Music synthesis is more annoying to deal with than sample playback, so I jumped on the latter for a while. The results seem to be that it's pretty hard to get something significantly better, especially with what little CPU is available in the synth, so I think the digital part of the synth is about as good as it's going to get, except maybe I can add the channel 3 inverse carrier since it's free in terms of CPU time. Mixing volume only with PWM seems doable but much harder to deal with since the analog nature of the output has to be accounted for, and it's a lot harder to make sure the volume levels match up -- emulators are still very far from emulating analog effects properly.
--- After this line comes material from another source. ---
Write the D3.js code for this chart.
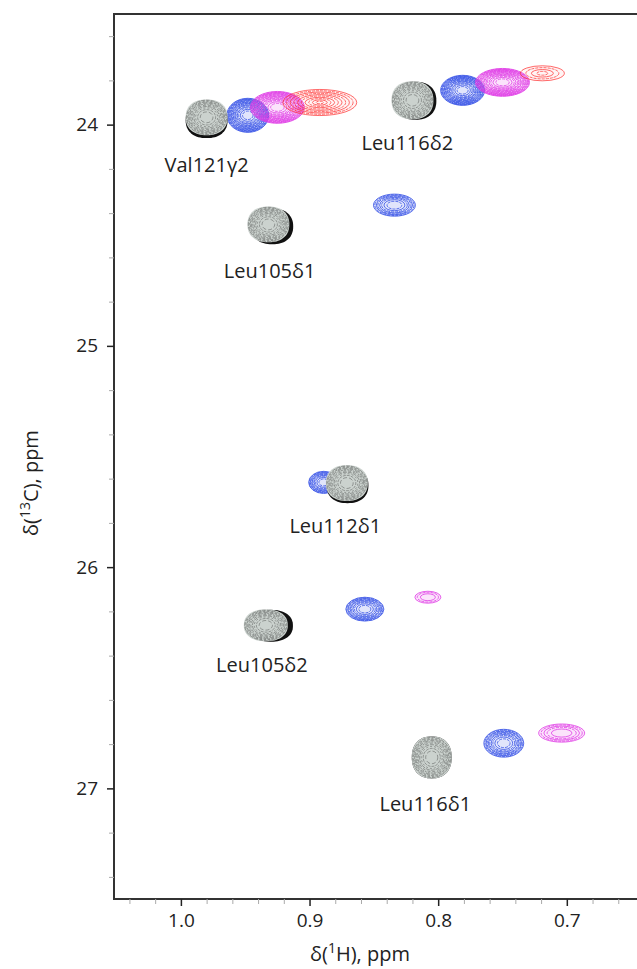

Activating more channels also increases distortion from high volume, which might be possible to compensate for with pre-distortion but I haven't looked into that.

 

In addition, I'd have to beef up the MIDI parser and VBI routine and create some new waveforms to get some new music in. Three channel polyphony isn't much but that could be made to work; the lack of percussion support is what worries me the most. Also, you'll have to suffer through whatever is in my MIDI directory. :-D

 

I'm working on the issues that Drac030 has identified with double and quad density disk support. I found what was causing the failures on boot -- the reset routine for the disk was reinitializing the PERCOM block to default instead of the one from the disk image -- but I still need to fix up a couple of issues in the SIO hook. Expect an update soon.

 

Oh yeah, about that demo... it seems to work fine for me (picture attached; test-44 only has disk changes from test-43). Note that Altirra doesn't emulate PAL color blending unless you enable PAL artifacting (this is actually a detail of the TV set decoding). I have to say, very colorful, though.